- [WHAT IS REQUIRED]:
Can you set down, exactly as they appear below, the lines from the opening of the material through the one bearing "import * as", minus the pictures?

- [MATERIAL PROVIDED]:
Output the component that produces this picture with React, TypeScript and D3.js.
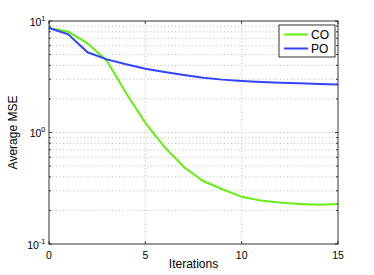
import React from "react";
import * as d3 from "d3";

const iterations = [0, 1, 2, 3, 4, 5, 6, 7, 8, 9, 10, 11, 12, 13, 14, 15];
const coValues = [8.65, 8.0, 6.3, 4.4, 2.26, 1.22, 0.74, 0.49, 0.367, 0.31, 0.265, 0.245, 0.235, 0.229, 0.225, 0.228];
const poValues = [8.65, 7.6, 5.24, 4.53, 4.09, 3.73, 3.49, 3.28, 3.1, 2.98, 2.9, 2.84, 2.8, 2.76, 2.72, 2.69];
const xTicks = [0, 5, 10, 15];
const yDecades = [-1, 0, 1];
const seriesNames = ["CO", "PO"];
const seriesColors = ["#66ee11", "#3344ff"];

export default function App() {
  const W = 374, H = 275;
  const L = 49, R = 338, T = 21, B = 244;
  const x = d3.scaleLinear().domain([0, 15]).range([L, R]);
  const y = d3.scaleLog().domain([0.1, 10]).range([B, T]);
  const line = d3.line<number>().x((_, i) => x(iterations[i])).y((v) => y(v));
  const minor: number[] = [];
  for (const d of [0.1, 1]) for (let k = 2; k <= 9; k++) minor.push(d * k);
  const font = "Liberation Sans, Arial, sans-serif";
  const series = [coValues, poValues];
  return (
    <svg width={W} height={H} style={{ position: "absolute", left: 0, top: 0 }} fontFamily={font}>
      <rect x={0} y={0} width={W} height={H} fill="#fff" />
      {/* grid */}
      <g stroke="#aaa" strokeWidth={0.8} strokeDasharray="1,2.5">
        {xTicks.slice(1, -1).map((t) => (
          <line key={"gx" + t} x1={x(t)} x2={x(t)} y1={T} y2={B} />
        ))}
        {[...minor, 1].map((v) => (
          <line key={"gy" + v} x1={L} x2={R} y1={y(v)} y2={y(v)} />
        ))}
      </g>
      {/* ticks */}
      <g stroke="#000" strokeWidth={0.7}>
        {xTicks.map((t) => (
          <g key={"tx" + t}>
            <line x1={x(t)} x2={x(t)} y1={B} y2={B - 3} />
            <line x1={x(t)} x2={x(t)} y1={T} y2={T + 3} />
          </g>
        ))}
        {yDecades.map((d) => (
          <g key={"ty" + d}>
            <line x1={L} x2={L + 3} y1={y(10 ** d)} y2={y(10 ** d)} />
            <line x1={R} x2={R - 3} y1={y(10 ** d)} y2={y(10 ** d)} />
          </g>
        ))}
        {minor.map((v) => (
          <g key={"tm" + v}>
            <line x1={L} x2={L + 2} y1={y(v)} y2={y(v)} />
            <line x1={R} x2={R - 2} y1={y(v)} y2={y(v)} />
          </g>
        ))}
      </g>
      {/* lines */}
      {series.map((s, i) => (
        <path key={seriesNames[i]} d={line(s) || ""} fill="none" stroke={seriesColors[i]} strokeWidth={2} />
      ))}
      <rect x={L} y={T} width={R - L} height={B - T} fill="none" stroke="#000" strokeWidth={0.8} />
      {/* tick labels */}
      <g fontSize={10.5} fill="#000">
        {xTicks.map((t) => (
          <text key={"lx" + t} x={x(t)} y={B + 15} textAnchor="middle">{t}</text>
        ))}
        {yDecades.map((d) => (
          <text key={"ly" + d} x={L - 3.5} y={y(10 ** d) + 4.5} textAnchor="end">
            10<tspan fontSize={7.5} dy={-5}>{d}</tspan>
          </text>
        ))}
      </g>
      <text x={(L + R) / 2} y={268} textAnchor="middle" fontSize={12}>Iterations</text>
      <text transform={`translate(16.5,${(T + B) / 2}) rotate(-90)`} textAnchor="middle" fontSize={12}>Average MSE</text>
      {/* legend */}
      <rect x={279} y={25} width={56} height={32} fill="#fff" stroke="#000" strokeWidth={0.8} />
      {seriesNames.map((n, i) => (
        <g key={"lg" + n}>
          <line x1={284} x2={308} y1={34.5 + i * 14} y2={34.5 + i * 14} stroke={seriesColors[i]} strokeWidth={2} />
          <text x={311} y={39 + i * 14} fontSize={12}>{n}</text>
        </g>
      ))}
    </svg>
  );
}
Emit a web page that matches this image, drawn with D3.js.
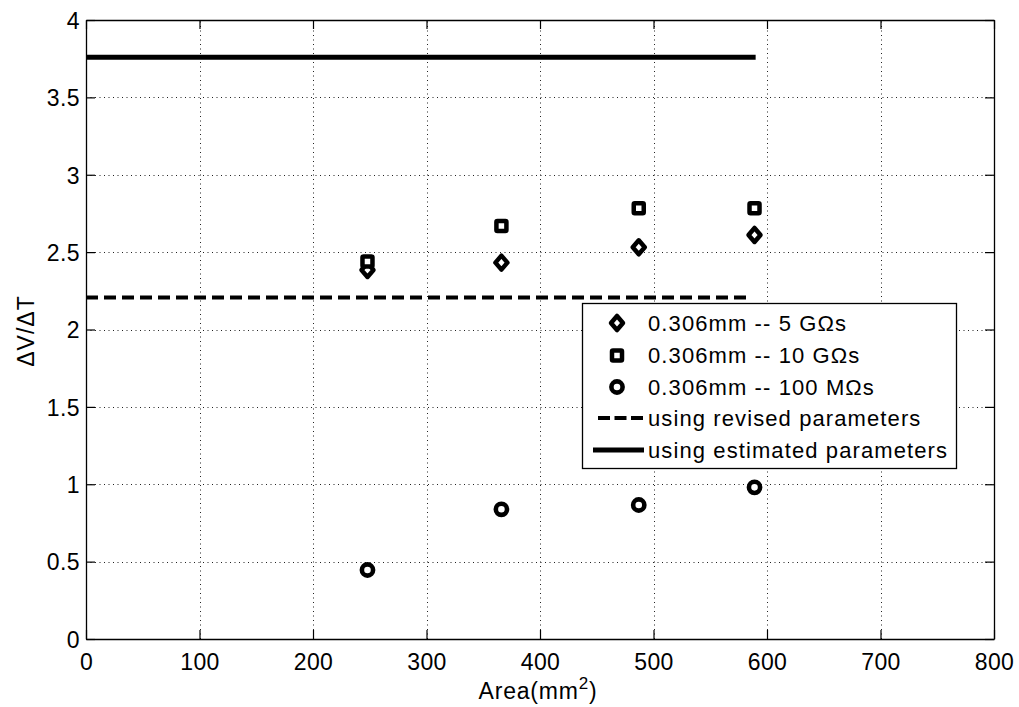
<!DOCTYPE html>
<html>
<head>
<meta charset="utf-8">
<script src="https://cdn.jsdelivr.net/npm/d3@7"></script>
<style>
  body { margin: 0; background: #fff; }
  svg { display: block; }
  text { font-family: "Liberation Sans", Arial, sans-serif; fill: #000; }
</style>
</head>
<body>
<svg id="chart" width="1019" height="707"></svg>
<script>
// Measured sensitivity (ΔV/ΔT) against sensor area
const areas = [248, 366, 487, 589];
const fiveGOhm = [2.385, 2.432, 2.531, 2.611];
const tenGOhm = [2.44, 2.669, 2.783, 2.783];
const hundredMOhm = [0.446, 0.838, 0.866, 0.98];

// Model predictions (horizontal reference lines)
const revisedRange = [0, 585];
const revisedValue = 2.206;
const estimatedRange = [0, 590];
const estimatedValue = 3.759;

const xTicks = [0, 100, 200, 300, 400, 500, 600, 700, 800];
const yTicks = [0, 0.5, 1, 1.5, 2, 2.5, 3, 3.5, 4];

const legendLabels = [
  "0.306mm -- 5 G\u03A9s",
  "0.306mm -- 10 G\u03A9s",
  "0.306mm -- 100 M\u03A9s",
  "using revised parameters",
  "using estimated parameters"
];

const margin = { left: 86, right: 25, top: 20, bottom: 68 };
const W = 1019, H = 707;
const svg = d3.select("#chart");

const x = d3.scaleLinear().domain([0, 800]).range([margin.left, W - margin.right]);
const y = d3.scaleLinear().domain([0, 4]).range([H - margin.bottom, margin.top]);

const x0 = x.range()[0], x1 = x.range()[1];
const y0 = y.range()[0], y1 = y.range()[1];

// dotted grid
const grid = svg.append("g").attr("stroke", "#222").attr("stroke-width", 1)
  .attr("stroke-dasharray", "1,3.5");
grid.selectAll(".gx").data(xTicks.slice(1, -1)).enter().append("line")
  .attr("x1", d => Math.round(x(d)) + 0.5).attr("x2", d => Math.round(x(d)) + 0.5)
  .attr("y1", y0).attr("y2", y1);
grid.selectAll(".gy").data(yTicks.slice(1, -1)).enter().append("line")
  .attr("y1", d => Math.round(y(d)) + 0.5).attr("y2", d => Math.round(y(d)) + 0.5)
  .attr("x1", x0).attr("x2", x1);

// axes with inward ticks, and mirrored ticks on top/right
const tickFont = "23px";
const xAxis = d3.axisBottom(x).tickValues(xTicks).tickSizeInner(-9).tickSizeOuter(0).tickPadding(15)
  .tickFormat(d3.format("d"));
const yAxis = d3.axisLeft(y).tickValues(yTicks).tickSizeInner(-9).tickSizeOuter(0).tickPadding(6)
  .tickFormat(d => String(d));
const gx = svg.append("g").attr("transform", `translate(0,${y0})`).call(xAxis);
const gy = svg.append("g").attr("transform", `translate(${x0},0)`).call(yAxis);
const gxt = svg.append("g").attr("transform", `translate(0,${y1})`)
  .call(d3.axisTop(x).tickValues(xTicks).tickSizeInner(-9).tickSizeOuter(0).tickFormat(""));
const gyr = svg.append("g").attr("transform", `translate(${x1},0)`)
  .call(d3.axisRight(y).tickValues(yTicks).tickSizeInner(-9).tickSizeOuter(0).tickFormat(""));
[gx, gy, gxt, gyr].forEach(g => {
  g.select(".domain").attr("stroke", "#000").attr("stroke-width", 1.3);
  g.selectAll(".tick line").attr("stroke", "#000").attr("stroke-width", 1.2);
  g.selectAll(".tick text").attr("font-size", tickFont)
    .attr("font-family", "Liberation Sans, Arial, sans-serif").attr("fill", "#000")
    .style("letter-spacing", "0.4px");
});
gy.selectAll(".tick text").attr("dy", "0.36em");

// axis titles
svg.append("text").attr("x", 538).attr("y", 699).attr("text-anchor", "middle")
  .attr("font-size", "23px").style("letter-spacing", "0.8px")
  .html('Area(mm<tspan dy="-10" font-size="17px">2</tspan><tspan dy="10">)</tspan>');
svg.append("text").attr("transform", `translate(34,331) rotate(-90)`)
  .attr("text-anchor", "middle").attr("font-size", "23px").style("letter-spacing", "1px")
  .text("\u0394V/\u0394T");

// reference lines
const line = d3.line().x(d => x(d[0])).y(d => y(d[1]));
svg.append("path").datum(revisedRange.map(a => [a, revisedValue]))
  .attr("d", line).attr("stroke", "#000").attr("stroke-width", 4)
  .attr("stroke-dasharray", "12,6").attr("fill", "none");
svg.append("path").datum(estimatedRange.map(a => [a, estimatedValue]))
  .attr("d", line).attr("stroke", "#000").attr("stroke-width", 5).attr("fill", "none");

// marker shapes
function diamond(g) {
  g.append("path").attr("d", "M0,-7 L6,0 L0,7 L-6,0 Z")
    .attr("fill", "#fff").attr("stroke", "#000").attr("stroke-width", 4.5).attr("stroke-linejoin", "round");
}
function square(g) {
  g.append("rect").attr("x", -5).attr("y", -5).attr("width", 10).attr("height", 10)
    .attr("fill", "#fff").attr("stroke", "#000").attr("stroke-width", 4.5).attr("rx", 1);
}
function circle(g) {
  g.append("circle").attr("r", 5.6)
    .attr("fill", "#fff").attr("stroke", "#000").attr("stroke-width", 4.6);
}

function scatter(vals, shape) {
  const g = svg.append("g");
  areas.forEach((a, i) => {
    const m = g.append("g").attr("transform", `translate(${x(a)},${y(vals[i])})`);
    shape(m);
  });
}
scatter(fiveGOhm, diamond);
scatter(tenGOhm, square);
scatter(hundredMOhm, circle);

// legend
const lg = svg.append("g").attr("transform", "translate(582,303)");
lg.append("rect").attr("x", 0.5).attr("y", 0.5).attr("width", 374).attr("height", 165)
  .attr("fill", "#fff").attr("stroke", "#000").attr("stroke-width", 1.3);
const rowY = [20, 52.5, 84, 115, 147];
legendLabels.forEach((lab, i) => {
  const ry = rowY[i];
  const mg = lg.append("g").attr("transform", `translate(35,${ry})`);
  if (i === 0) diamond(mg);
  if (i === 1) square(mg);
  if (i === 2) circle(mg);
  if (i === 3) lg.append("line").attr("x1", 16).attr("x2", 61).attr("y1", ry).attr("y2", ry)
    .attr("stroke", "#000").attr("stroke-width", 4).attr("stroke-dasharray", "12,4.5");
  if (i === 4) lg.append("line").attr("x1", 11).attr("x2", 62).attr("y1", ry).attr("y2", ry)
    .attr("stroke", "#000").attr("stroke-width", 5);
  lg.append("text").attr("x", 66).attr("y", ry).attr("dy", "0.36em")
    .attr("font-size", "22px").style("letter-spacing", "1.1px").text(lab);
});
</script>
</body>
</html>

- [ANSWER FOR THE TASK]:
Output the component that produces this picture with React, TypeScript and D3.js.
import React from "react";
import * as d3 from "d3";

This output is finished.